Extracted data:
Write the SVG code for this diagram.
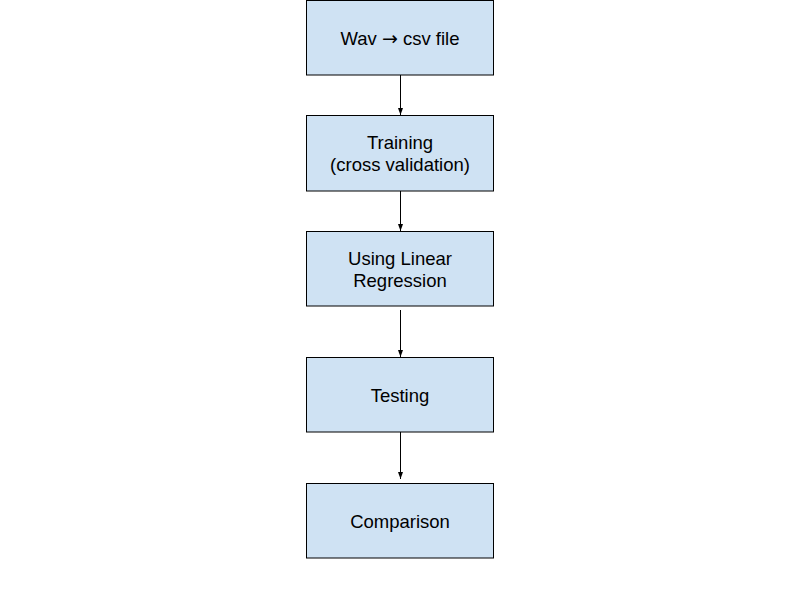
<svg xmlns="http://www.w3.org/2000/svg" width="800" height="600" viewBox="0 0 800 600">
<style>
.box{fill:#cfe2f3;stroke:#000;stroke-width:1}
.lbl{font-family:"Liberation Sans",Arial,sans-serif;font-size:18.5px;fill:#000;text-anchor:middle}
.arr{font-family:"DejaVu Sans",sans-serif;font-size:19px}
.edge{stroke:#000;stroke-width:1;fill:none}
</style>
<defs>
<marker id="ah" markerWidth="8" markerHeight="8" refX="7" refY="4" orient="auto" markerUnits="userSpaceOnUse">
<path d="M0,1.5 L7,4 L0,6.5 z" fill="#000"/>
</marker>
</defs>
<rect width="800" height="600" fill="#fff"/>
<g id="connectors">
<line class="edge" x1="400.5" y1="75" x2="400.5" y2="115" marker-end="url(#ah)"/>
<line class="edge" x1="400.5" y1="191" x2="400.5" y2="231" marker-end="url(#ah)"/>
<line class="edge" x1="400.5" y1="310" x2="400.5" y2="357" marker-end="url(#ah)"/>
<line class="edge" x1="400.5" y1="432" x2="400.5" y2="479" marker-end="url(#ah)"/>
</g>
<g id="node1"><rect class="box" x="306.5" y="0.5" width="187" height="74.5"/><text class="lbl" x="400" y="45">Wav <tspan class="arr">→</tspan> csv file</text></g>
<g id="node2"><rect class="box" x="306.5" y="115.5" width="187" height="75.5"/><text class="lbl" x="400" y="149">Training</text><text class="lbl" x="400" y="171">(cross validation)</text></g>
<g id="node3"><rect class="box" x="306.5" y="231.5" width="187" height="74.5"/><text class="lbl" x="400" y="265">Using Linear</text><text class="lbl" x="400" y="287">Regression</text></g>
<g id="node4"><rect class="box" x="306.5" y="357.5" width="187" height="74.5"/><text class="lbl" x="400" y="402">Testing</text></g>
<g id="node5"><rect class="box" x="306.5" y="483.5" width="187" height="74.5"/><text class="lbl" x="400" y="528">Comparison</text></g>
</svg>
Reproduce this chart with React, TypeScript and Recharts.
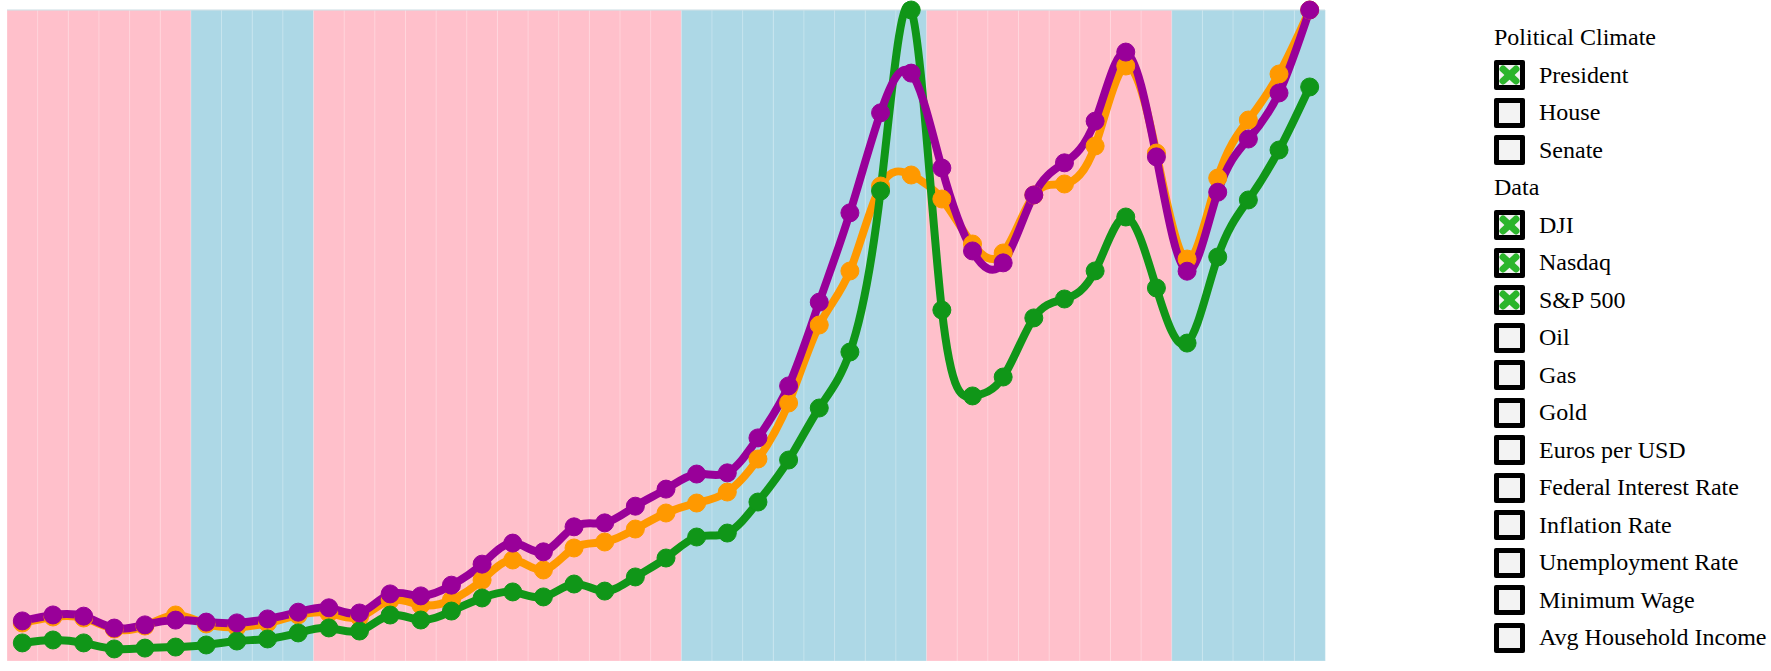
import React from "react";
import {
  ComposedChart,
  Bar,
  Line,
  Cell,
  XAxis,
  YAxis,
  ReferenceLine
} from "recharts";

const years = [
  1971, 1972, 1973, 1974, 1975, 1976, 1977, 1978, 1979, 1980, 1981, 1982, 1983, 1984, 1985,
  1986, 1987, 1988, 1989, 1990, 1991, 1992, 1993, 1994, 1995, 1996, 1997, 1998, 1999, 2000,
  2001, 2002, 2003, 2004, 2005, 2006, 2007, 2008, 2009, 2010, 2011, 2012, 2013
];

// party of the sitting president, per year
const president = [
  "R", "R", "R", "R", "R", "R", "D", "D", "D", "D", "R", "R", "R", "R", "R",
  "R", "R", "R", "R", "R", "R", "R", "D", "D", "D", "D", "D", "D", "D", "D",
  "R", "R", "R", "R", "R", "R", "R", "R", "D", "D", "D", "D", "D"
];

const dji = [
  876, 1014, 991, 737, 806, 1060, 853, 783, 876, 1060, 1106, 1014, 1405, 1290, 1405,
  1866, 2327, 2097, 2604, 2742, 3041, 3410, 3640, 3894, 4654, 5945, 7742, 8986, 10944, 11198,
  10645, 9608, 9401, 10737, 10991, 11866, 13709, 11705, 9262, 11129, 12465, 13525, 15000
];

const nasdaq = [
  105, 122, 105, 70, 75, 81, 93, 116, 128, 163, 192, 174, 267, 238, 290,
  366, 401, 372, 447, 406, 488, 598, 720, 743, 923, 1167, 1469, 1794, 2729, 3780,
  2038, 1539, 1649, 1992, 2102, 2265, 2578, 2166, 1846, 2346, 2677, 2967, 3333
];

const sp500 = [
  101, 116, 113, 83, 91, 103, 98, 96, 106, 123, 134, 121, 169, 164, 191,
  244, 297, 275, 338, 348, 390, 433, 471, 474, 562, 693, 904, 1129, 1381, 1481,
  1242, 1033, 1003, 1174, 1255, 1360, 1534, 1270, 982, 1181, 1315, 1431, 1640
];

const partyColor: Record<string, string> = { R: "pink", D: "lightblue" };

const rows = years.map((year, i) => ({
  year,
  bg: 1,
  party: president[i],
  dji: dji[i],
  nasdaq: nasdaq[i],
  sp500: sp500[i]
}));

const series = [
  { key: "dji", color: "#ff9900" },
  { key: "nasdaq", color: "#109618" },
  { key: "sp500", color: "#990099" }
];

const legendRows: Array<{ label: string; heading?: boolean; checked?: boolean }> = [
  { label: "Political Climate", heading: true },
  { label: "President", checked: true },
  { label: "House" },
  { label: "Senate" },
  { label: "Data", heading: true },
  { label: "DJI", checked: true },
  { label: "Nasdaq", checked: true },
  { label: "S&P 500", checked: true },
  { label: "Oil" },
  { label: "Gas" },
  { label: "Gold" },
  { label: "Euros per USD" },
  { label: "Federal Interest Rate" },
  { label: "Inflation Rate" },
  { label: "Unemployment Rate" },
  { label: "Minimum Wage" },
  { label: "Avg Household Income" }
];

function Box({ checked }: { checked?: boolean }) {
  return (
    <svg width={31} height={30} style={{ marginRight: 14, flex: "none" }}>
      <rect x={0} y={0} width={31} height={30} rx={2} fill="#000" />
      <rect x={5} y={5} width={21} height={20} fill="#f3f3f3" />
      {checked && (
        <g stroke="#2bb52b" strokeWidth={7} strokeLinecap="round">
          <line x1={9} y1={9} x2={22} y2={21} />
          <line x1={22} y1={9} x2={9} y2={21} />
        </g>
      )}
    </svg>
  );
}

export default function App() {
  return (
    <div style={{ position: "absolute", left: 0, top: 0, width: 1771, height: 671 }}>
      <ComposedChart
        width={1330}
        height={671}
        data={rows}
        barCategoryGap={0}
        margin={{ top: 10, right: 5, bottom: 10, left: 7 }}
      >
        <XAxis
          dataKey="year"
          height={0}
          tick={false}
          tickLine={false}
          axisLine={{ stroke: "#383838", strokeWidth: 2 }}
        />
        <YAxis yAxisId="bg" hide domain={[0, 1]} />
        <YAxis yAxisId="dji" hide domain={[0, "dataMax"]} />
        <YAxis yAxisId="nasdaq" hide domain={[0, "dataMax"]} />
        <YAxis yAxisId="sp500" hide domain={[0, "dataMax"]} />
        <Bar
          yAxisId="bg"
          dataKey="bg"
          isAnimationActive={false}
          stroke="#ffffff"
          strokeOpacity={0.25}
          strokeWidth={1}
        >
          {rows.map((r, i) => (
            <Cell key={`bg-${i}`} fill={partyColor[r.party]} />
          ))}
        </Bar>
        <ReferenceLine yAxisId="bg" y={1} stroke="#cbdde3" strokeWidth={1} />
        {series.map((s) => (
          <Line
            key={s.key}
            yAxisId={s.key}
            dataKey={s.key}
            type="natural"
            stroke={s.color}
            strokeWidth={8}
            dot={{ r: 9, fill: s.color, stroke: s.color, strokeWidth: 1 }}
            activeDot={false}
            isAnimationActive={false}
          />
        ))}
      </ComposedChart>
      <div
        style={{
          position: "absolute",
          left: 1494,
          top: 19,
          fontFamily: "'Liberation Serif', 'Times New Roman', serif",
          fontSize: 24,
          color: "#000"
        }}
      >
        {legendRows.map((r) => (
          <div
            key={r.label}
            style={{ height: 37.5, display: "flex", alignItems: "center", whiteSpace: "nowrap" }}
          >
            {!r.heading && <Box checked={r.checked} />}
            <span>{r.label}</span>
          </div>
        ))}
      </div>
    </div>
  );
}
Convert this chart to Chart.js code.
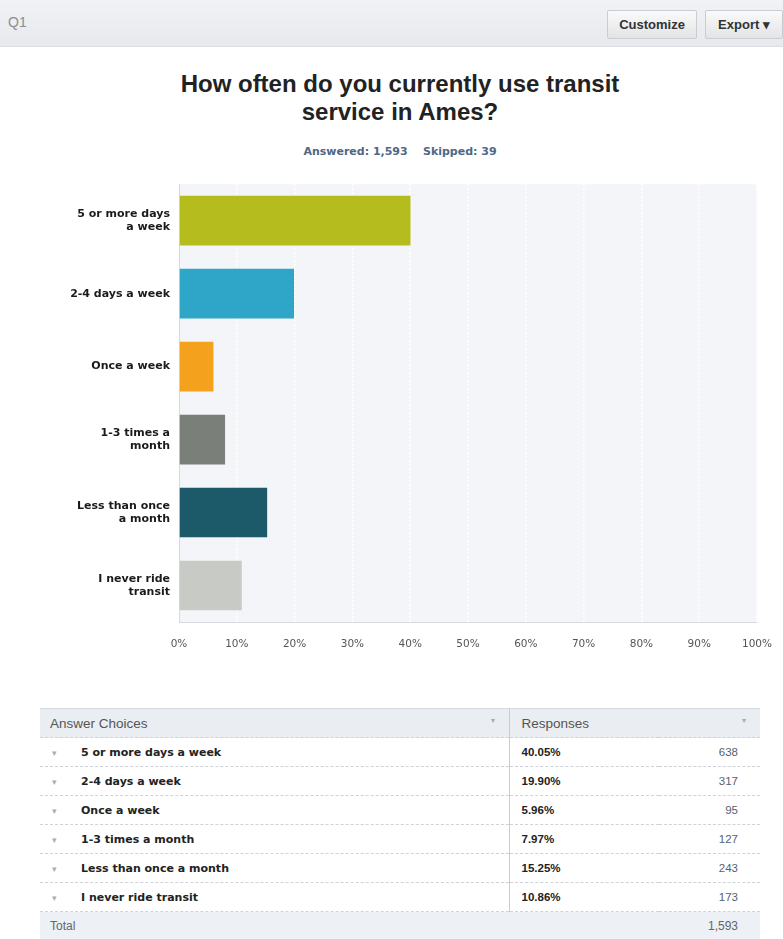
<!DOCTYPE html>
<html>
<head>
<meta charset="utf-8">
<script src="https://cdn.jsdelivr.net/npm/chart.js@4.4.1/dist/chart.umd.min.js"></script>
<style>
  body { margin: 0; width: 783px; height: 939px; background: #fff; font-family: "Liberation Sans", Arial, sans-serif; position: relative; overflow: hidden; }
  .topbar { position: absolute; left: 0; top: 0; width: 783px; height: 46px; background: linear-gradient(#f1f2f5, #e7e9ed); border-bottom: 1px solid #dcdfe4; }
  .q { position: absolute; left: 8px; top: 14px; font-size: 14px; color: #8a8d93; }
  .btn { position: absolute; top: 10px; height: 27px; line-height: 27px; font-size: 13px; font-weight: bold; color: #333; text-align: center; background: linear-gradient(#fafafa, #e3e4e6); border: 1px solid #c9ccd1; border-radius: 2px; }
  .title { position: absolute; left: 0; width: 800px; top: 70px; text-align: center; font-size: 24px; font-weight: bold; color: #222; line-height: 28px; }
  .sub { position: absolute; left: 0; width: 800px; top: 145px; text-align: center; font-family: "DejaVu Sans", Verdana, sans-serif; font-size: 11px; font-weight: bold; color: #4f6785; }
  #wrap { position: absolute; left: 0; top: 170px; width: 783px; height: 490px; }
  table { position: absolute; left: 40px; top: 708px; width: 720px; border-collapse: collapse; table-layout: fixed; font-size: 11.5px; }
  td { height: 28px; padding: 0; border-bottom: 1px dashed #cfd3d9; white-space: nowrap; }
  tr.head td { background: #eaedf2; color: #555; font-size: 13.5px; font-weight: normal; border-top: 1px solid #d5d9df; }
  tr.total td { background: #edf0f5; color: #666; font-size: 12px; border-bottom: none; height: 28px; }
  td.c1 { border-right: 1px solid #c9cdd3; }
  .arr { display: inline-block; width: 41px; padding-left: 12px; box-sizing: border-box; color: #a8adb5; font-size: 9px; }
  .lbl { font-family: "DejaVu Sans", Verdana, sans-serif; font-size: 11px; font-weight: bold; color: #222; }
  .pct { font-weight: bold; color: #222; padding-left: 12px; }
  .cnt { text-align: right; padding-right: 22px; color: #556270; }
  .dd { float: right; color: #aaa; font-size: 8px; padding-right: 14px; }
</style>
</head>
<body>
<div class="topbar">
  <div class="q">Q1</div>
  <div class="btn" style="left:607px;width:88px;">Customize</div>
  <div class="btn" style="left:705px;width:76px;">Export &#9662;</div>
</div>
<div class="title">How often do you currently use transit<br>service in Ames?</div>
<div class="sub">Answered: 1,593&nbsp;&nbsp;&nbsp;&nbsp;Skipped: 39</div>
<div id="wrap"><canvas id="chart"></canvas></div>
<table id="tbl"><colgroup><col style="width:469px"><col style="width:150px"><col style="width:101px"></colgroup></table>
<script>
// answer choices as they appear in the table
const choices = ['5 or more days a week', '2-4 days a week', 'Once a week', '1-3 times a month', 'Less than once a month', 'I never ride transit'];
// same choices wrapped like the axis labels
const axisLabels = [['5 or more days', 'a week'], '2-4 days a week', 'Once a week', ['1-3 times a', 'month'], ['Less than once', 'a month'], ['I never ride', 'transit']];
const percents = [40.05, 19.90, 5.96, 7.97, 15.25, 10.86];
const counts = [638, 317, 95, 127, 243, 173];
const total = 1593;
const xTicks = [0, 10, 20, 30, 40, 50, 60, 70, 80, 90, 100];

const barColors = ['#b5bd1e', '#2fa6c7', '#f4a11e', '#7a7f79', '#1c5969', '#c8cbc5'];

// light plot background like the survey tool
const plotBg = {
  id: 'plotBg',
  beforeDraw(chart) {
    const a = chart.chartArea;
    const c = chart.ctx;
    c.save();
    c.fillStyle = '#f3f5f9';
    c.fillRect(a.left, a.top, a.right - a.left, a.bottom - a.top);
    c.restore();
  }
};

const ctx = document.getElementById('chart').getContext('2d');
new Chart(ctx, {
  type: 'bar',
  data: {
    labels: axisLabels,
    datasets: [{
      data: percents,
      backgroundColor: barColors,
      barPercentage: 0.68,
      categoryPercentage: 1
    }]
  },
  options: {
    indexAxis: 'y',
    responsive: true,
    maintainAspectRatio: false,
    animation: false,
    layout: { padding: { top: 5, right: 26, left: 0, bottom: 0 } },
    plugins: { legend: { display: false }, tooltip: { enabled: false } },
    scales: {
      x: {
        min: 0, max: 100,
        afterBuildTicks: s => { s.ticks = xTicks.map(v => ({ value: v })); },
        afterFit: s => { s.height = 38; s.paddingRight = 4; },
        grid: { color: '#ffffff', lineWidth: 1.5, drawTicks: false },
        border: { display: true, color: '#d6dae0', dash: [2, 2] },
        ticks: { padding: 16, color: '#555', font: { family: 'DejaVu Sans', size: 10.5 }, callback: v => v + '%' }
      },
      y: {
        afterFit: s => { s.width = 179; },
        grid: { display: false },
        border: { display: true, color: '#d6dae0', dash: [2, 2] },
        ticks: { padding: 1, color: '#1a1a1a', font: { family: 'DejaVu Sans', size: 11, weight: 'bold' } }
      }
    }
  },
  plugins: [plotBg]
});

// summary table below the chart
const tbl = document.getElementById('tbl');
let html = '<tr class="head"><td class="c1" style="padding-left:10px">Answer Choices<span class="dd">&#9662;</span></td>' +
  '<td colspan="2" style="padding-left:12px">Responses<span class="dd">&#9662;</span></td></tr>';
choices.forEach((c, i) => {
  html += '<tr><td class="c1"><span class="arr">&#9662;</span><span class="lbl">' + c + '</span></td>' +
    '<td class="pct">' + percents[i].toFixed(2) + '%</td>' +
    '<td class="cnt">' + counts[i] + '</td></tr>';
});
html += '<tr class="total"><td style="padding-left:10px">Total</td><td></td><td class="cnt">' + total.toLocaleString('en-US') + '</td></tr>';
tbl.insertAdjacentHTML('beforeend', html);
</script>
</body>
</html>
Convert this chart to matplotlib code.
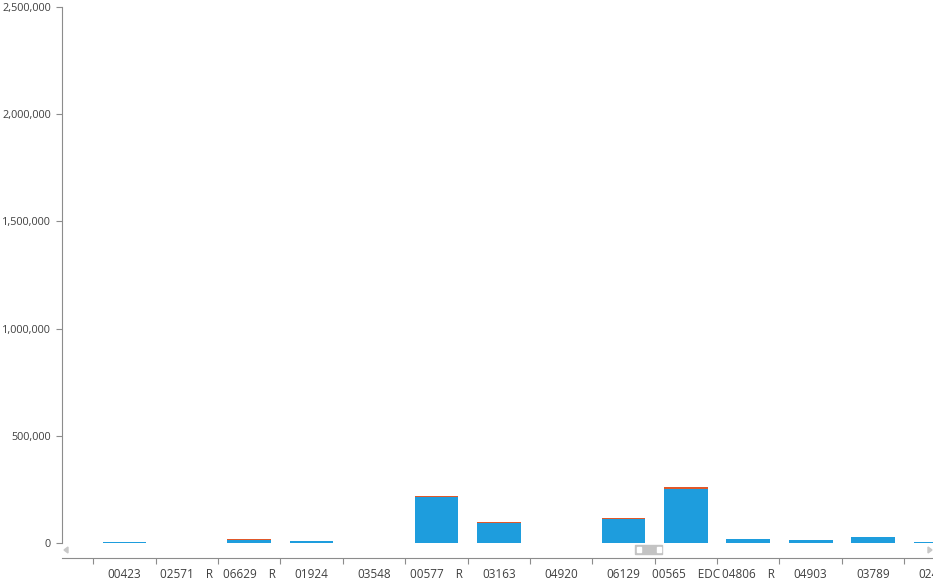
import matplotlib
matplotlib.use('Agg')
import matplotlib.pyplot as plt
from matplotlib.patches import Rectangle, Polygon
from matplotlib.ticker import FuncFormatter, FixedLocator

plt.rcParams['font.family'] = ['Open Sans', 'DejaVu Sans']

# data
labels = ['00423', '02571    R', '06629    R', '01924', '03548', '00577    R',
          '03163', '04920', '06129', '00565    EDC', '04806    R', '04903',
          '03789', '02481']
blue_vals = [3500, 0, 14000, 9000, 0, 213000, 93000, 0, 112000, 252000,
             19000, 14000, 29000, 3000]
red_vals = [0, 0, 4500, 0, 0, 5000, 4500, 0, 4500, 9000, 0, 0, 0, 0]
y_ticks = [0, 500000, 1000000, 1500000, 2000000, 2500000]

BLUE = '#1e9ddd'
RED = '#e0582a'
TXT = '#404040'
LINE = '#8c8c8c'

W, H = 933, 586
fig = plt.figure(figsize=(W / 100, H / 100), dpi=100)

# axes spans from pixel y=7 (2.5M) down to the x axis line at y=558
px_per_unit = (543 - 7) / 2500000
ymin = -(558 - 543) / px_per_unit
ax = fig.add_axes([62 / W, (H - 558) / H, (W - 62) / W, (558 - 7) / H])
ax.set_ylim(ymin, 2500000)

x = list(range(len(labels)))
step = 62.38
ax.set_xlim((62 - 124.5) / step, (933 - 124.5) / step)

ax.bar(x, blue_vals, width=0.7, color=BLUE, linewidth=0)
ax.bar(x, red_vals, width=0.7, bottom=blue_vals, color=RED, linewidth=0)

for s in ['top', 'right']:
    ax.spines[s].set_visible(False)
ax.spines['left'].set_bounds(0, 2500000)
ax.spines['left'].set_color(LINE)
ax.spines['bottom'].set_color(LINE)

ax.yaxis.set_major_locator(FixedLocator(y_ticks))
ax.yaxis.set_major_formatter(FuncFormatter(lambda v, p: f'{int(v):,}'))
ax.tick_params(axis='y', length=4, color=LINE, labelcolor=TXT,
               labelsize=7.8, pad=4)

bounds = [i - 0.5 for i in range(len(labels))]
ax.set_xticks(bounds)
ax.set_xticklabels([])
ax.tick_params(axis='x', length=4, color=LINE, direction='out')

for i, lab in enumerate(labels):
    ax.text(i, -0.03, lab, transform=ax.get_xaxis_transform(),
            ha='center', va='center', fontsize=8.5, color=TXT, clip_on=False)

# horizontal scrollbar
def fy(py):
    return (H - py) / H

fig.patches.append(Polygon([[68 / W, fy(547)], [68 / W, fy(553)], [64 / W, fy(550)]],
                           closed=True, color='#c8c8c8', transform=fig.transFigure))
fig.patches.append(Polygon([[928 / W, fy(547)], [928 / W, fy(553)], [932 / W, fy(550)]],
                           closed=True, color='#c8c8c8', transform=fig.transFigure))
fig.patches.append(Rectangle((635 / W, fy(553.7)), 27 / W, 9 / H,
                             color='#c3c3c3', transform=fig.transFigure))
for sx in [637, 657]:
    fig.patches.append(Rectangle((sx / W, fy(551.5)), 3.5 / W, 4.5 / H,
                                 color='white', transform=fig.transFigure))

fig.savefig('out.png', dpi=100)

Set exercise:
Looking at the records above, count the lines where the word "Convert" appears. State only the number.

Answer to this task:
2